QUANDO AS KHASSIDAS SÃO CELEBRADAS

No último sábado (18) aconteceu em Passo Fundo a 6ª Journée Khassida Touba, uma celebração religiosa característica da irmandade Mourid, uma das irmandades da população muçulmana do Senegal. Se reuniram na Universidade de Passo Fundo cerca de 600 senegaleses, para celebrar e orar, além de inúmeros moradores locais, que vieram conhecer um pouco mais dessa cultura. É a primeira vez dentre as seis edições realizadas no Brasil a acontecer dentro de uma universidade. Ao longo do dia o povo senegalês demonstrou sua fé através de orações, cânticos, caminhada, que  tem o intuito de mostrar para cidade que eles existem e estão presentes aqui. 

As Journée Khassida Touba são uma celebração que acontecem anual e simultaneamente, sem uma data fixa, em todo mundo.
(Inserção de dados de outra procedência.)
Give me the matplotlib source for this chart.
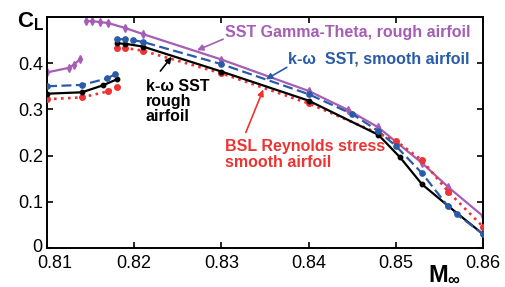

Nela os discípulos de Amadou Bamba, grande líder religioso do Senegal, homenageiam os seus escritos durante um dos exílios, as Khassaides. 

Durante toda a celebração, sentimos a conexão entre nossos dois países, a bagagem cultural trazida do Senegal de cada um deles com a mistura do jeito brasileiro. Dois países e duas culturas com diversidades compartilhadas além das fronteiras, mostram para a gente que devemos aprender um com o outro. Celebrações como esta fazem-nos lembrar que o diferente não deve ser visto como místico, e que surgimos e fazemos parte de uma mesma irmandade.